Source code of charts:
= = = = = = =

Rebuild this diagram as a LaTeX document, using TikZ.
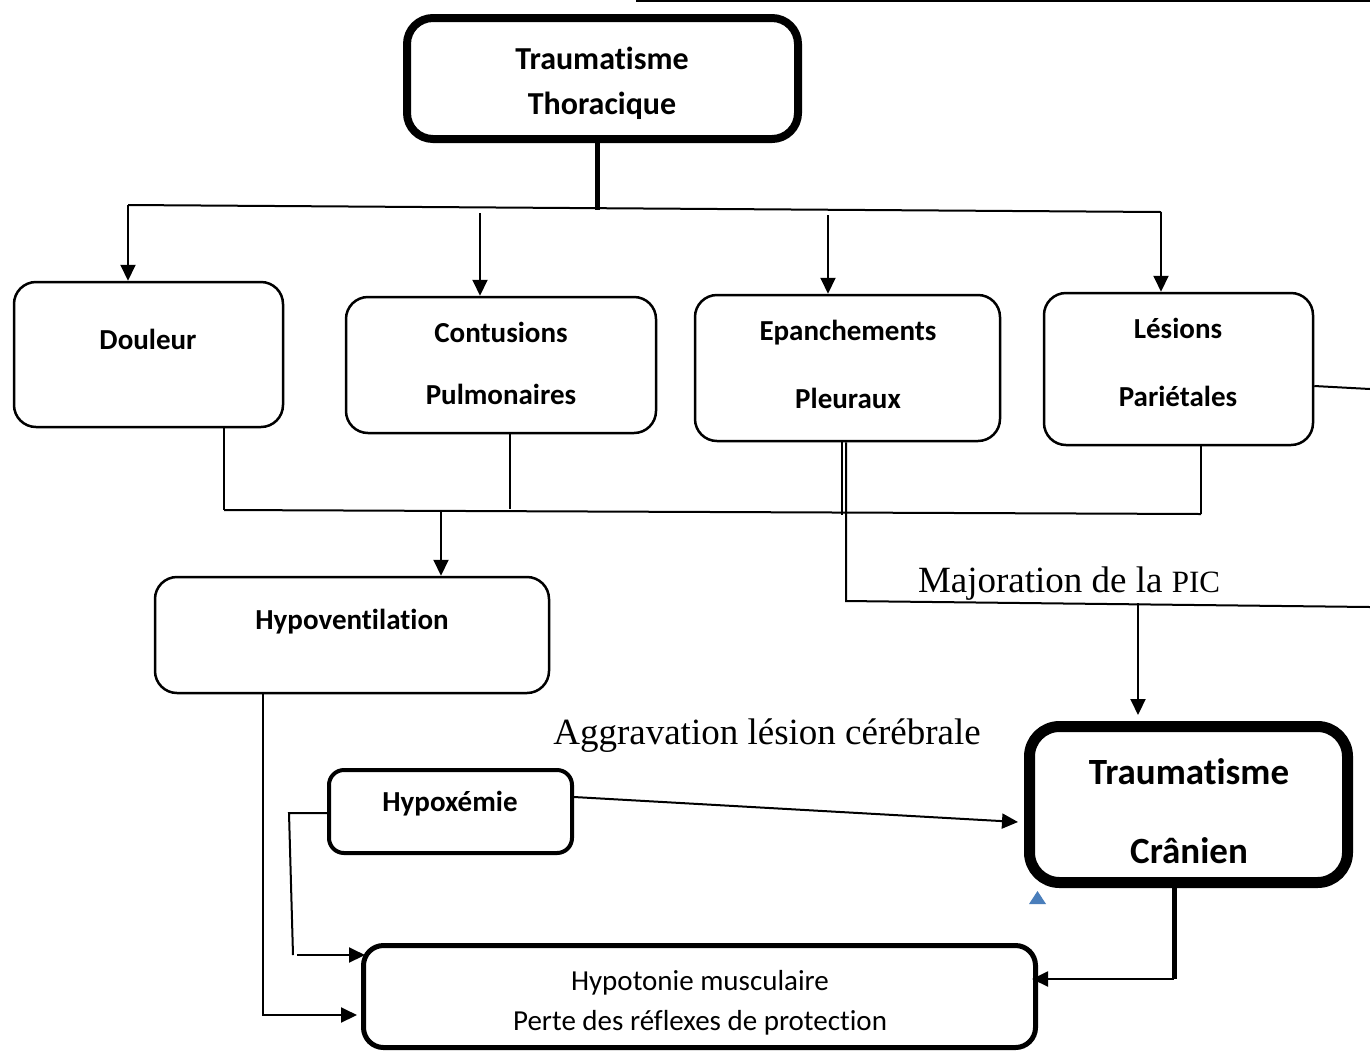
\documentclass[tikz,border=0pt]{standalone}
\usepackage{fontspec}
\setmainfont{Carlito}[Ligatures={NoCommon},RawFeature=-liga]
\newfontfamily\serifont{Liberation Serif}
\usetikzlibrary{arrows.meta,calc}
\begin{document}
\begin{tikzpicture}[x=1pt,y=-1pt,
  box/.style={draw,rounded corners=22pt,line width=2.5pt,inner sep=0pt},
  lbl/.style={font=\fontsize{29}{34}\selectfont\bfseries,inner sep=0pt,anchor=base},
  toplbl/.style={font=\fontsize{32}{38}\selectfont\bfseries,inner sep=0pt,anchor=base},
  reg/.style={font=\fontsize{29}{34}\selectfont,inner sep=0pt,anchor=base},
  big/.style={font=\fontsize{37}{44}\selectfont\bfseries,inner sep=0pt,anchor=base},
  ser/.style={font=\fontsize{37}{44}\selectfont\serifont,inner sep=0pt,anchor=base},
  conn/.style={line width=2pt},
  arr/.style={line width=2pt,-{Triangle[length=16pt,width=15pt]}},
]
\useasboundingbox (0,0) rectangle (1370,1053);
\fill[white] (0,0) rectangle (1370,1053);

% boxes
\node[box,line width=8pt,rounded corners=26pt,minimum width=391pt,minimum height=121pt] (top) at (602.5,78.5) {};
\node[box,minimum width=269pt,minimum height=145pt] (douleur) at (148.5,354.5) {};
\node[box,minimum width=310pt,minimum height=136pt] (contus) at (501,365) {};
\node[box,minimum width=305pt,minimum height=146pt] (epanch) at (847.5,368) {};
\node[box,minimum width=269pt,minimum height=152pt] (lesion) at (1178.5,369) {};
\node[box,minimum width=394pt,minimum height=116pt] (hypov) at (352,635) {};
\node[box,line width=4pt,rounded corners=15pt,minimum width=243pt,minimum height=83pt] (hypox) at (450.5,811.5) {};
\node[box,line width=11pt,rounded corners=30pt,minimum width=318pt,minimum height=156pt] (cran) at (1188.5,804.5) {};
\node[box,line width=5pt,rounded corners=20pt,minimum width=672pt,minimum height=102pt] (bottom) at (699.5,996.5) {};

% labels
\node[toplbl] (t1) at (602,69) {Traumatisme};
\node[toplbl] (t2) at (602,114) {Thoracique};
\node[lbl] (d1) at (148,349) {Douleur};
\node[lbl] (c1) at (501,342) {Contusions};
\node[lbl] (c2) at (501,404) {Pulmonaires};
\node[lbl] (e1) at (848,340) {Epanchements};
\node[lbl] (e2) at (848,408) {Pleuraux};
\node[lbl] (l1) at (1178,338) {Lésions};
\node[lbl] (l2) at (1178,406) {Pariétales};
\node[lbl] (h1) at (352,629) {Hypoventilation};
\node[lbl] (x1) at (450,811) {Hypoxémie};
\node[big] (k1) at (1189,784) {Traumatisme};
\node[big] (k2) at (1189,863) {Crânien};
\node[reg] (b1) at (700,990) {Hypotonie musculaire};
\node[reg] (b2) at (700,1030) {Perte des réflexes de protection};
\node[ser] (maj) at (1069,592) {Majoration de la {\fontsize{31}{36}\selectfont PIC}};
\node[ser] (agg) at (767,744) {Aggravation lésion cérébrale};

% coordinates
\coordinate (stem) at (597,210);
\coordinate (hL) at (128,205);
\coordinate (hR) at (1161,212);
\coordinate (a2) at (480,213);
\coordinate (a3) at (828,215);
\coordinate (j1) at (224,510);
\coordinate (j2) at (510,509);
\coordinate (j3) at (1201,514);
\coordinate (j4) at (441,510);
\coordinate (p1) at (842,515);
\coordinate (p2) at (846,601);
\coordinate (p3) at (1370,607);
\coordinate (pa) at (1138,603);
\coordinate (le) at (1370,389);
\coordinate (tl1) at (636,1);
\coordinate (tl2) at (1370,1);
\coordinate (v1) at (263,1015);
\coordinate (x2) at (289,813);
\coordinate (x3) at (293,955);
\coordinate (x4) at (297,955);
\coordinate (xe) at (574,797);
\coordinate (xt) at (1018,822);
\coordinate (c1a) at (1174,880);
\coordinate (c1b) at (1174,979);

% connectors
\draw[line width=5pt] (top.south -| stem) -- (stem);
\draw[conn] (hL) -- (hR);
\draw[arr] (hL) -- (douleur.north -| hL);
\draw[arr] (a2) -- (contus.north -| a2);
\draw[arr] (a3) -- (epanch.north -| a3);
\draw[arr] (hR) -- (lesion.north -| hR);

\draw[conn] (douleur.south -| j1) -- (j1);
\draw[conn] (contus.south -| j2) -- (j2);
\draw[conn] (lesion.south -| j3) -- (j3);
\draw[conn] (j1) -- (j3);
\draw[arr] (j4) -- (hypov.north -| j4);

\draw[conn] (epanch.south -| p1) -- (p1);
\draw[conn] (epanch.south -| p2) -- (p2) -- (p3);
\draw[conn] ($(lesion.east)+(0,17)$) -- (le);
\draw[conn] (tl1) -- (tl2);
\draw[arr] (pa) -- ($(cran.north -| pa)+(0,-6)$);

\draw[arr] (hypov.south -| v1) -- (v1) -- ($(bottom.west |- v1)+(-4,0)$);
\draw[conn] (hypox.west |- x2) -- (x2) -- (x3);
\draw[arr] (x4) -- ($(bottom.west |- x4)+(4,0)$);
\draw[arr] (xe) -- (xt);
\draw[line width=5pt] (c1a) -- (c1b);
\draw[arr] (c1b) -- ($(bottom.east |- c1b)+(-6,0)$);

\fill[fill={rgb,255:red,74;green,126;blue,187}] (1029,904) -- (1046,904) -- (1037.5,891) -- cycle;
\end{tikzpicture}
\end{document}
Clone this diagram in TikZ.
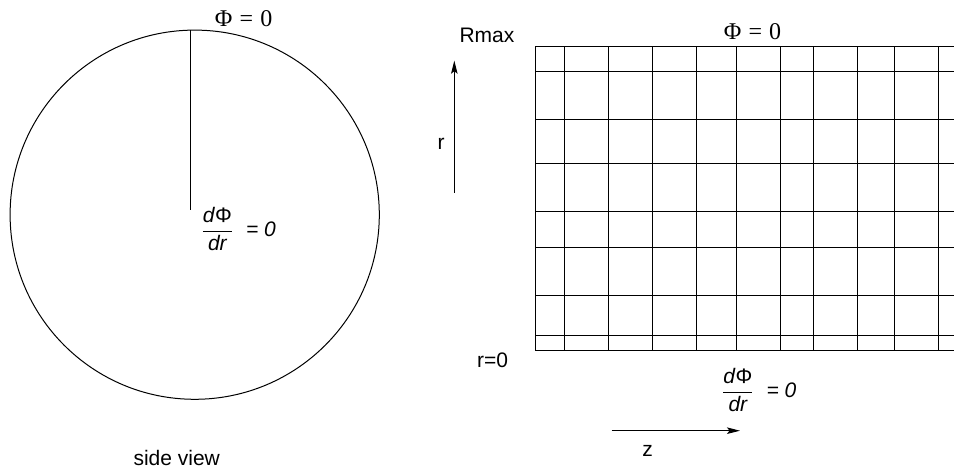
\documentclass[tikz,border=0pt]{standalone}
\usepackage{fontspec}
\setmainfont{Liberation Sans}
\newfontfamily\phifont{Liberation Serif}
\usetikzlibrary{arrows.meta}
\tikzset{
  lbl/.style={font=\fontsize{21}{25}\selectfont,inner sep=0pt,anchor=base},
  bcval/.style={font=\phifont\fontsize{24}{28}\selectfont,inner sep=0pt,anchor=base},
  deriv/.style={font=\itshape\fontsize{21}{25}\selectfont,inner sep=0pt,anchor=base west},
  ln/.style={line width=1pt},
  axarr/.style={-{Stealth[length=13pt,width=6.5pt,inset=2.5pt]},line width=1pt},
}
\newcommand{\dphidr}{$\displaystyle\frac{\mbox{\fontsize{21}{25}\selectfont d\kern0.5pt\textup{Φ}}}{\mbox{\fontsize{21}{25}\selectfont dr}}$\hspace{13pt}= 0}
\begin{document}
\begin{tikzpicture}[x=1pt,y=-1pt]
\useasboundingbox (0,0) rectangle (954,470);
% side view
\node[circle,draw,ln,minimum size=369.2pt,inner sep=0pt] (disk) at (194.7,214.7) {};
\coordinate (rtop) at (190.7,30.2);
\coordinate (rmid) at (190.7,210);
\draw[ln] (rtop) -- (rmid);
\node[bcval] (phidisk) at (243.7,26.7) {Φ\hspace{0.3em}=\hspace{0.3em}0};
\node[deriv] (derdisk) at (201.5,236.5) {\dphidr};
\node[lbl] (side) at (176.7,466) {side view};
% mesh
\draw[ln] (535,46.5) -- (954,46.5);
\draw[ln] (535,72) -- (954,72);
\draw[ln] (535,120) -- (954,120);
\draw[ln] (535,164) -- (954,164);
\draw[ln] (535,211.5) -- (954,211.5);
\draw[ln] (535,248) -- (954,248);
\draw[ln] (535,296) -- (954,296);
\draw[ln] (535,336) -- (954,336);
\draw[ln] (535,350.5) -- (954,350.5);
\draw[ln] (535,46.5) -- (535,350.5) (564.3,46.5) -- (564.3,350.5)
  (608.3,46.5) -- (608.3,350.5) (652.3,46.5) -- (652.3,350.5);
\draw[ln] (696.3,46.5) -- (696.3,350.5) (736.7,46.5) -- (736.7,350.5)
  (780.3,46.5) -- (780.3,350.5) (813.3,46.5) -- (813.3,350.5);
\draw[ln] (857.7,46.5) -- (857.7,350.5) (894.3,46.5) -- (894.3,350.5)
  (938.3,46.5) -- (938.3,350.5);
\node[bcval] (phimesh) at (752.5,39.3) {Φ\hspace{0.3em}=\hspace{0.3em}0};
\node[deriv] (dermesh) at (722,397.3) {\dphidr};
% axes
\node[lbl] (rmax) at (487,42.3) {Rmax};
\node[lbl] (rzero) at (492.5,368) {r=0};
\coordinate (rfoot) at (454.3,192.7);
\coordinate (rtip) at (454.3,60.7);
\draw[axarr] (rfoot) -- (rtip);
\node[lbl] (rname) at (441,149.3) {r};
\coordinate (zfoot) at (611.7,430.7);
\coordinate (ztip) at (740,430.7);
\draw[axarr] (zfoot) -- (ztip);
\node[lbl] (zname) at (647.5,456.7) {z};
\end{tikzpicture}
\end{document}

= = = = = = =

Only the lines from the start of the records to the line with "width=5pt,rounded corners=20pt,minimum width=672pt,minimum" belong in the copy. Print them exactly, minus pictures.

§ Output of the exercise:
Rebuild this diagram as a LaTeX document, using TikZ.
\documentclass[tikz,border=0pt]{standalone}
\usepackage{fontspec}
\setmainfont{Carlito}[Ligatures={NoCommon},RawFeature=-liga]
\newfontfamily\serifont{Liberation Serif}
\usetikzlibrary{arrows.meta,calc}
\begin{document}
\begin{tikzpicture}[x=1pt,y=-1pt,
  box/.style={draw,rounded corners=22pt,line width=2.5pt,inner sep=0pt},
  lbl/.style={font=\fontsize{29}{34}\selectfont\bfseries,inner sep=0pt,anchor=base},
  toplbl/.style={font=\fontsize{32}{38}\selectfont\bfseries,inner sep=0pt,anchor=base},
  reg/.style={font=\fontsize{29}{34}\selectfont,inner sep=0pt,anchor=base},
  big/.style={font=\fontsize{37}{44}\selectfont\bfseries,inner sep=0pt,anchor=base},
  ser/.style={font=\fontsize{37}{44}\selectfont\serifont,inner sep=0pt,anchor=base},
  conn/.style={line width=2pt},
  arr/.style={line width=2pt,-{Triangle[length=16pt,width=15pt]}},
]
\useasboundingbox (0,0) rectangle (1370,1053);
\fill[white] (0,0) rectangle (1370,1053);

% boxes
\node[box,line width=8pt,rounded corners=26pt,minimum width=391pt,minimum height=121pt] (top) at (602.5,78.5) {};
\node[box,minimum width=269pt,minimum height=145pt] (douleur) at (148.5,354.5) {};
\node[box,minimum width=310pt,minimum height=136pt] (contus) at (501,365) {};
\node[box,minimum width=305pt,minimum height=146pt] (epanch) at (847.5,368) {};
\node[box,minimum width=269pt,minimum height=152pt] (lesion) at (1178.5,369) {};
\node[box,minimum width=394pt,minimum height=116pt] (hypov) at (352,635) {};
\node[box,line width=4pt,rounded corners=15pt,minimum width=243pt,minimum height=83pt] (hypox) at (450.5,811.5) {};
\node[box,line width=11pt,rounded corners=30pt,minimum width=318pt,minimum height=156pt] (cran) at (1188.5,804.5) {};
\node[box,line width=5pt,rounded corners=20pt,minimum width=672pt,minimum height=102pt] (bottom) at (699.5,996.5) {};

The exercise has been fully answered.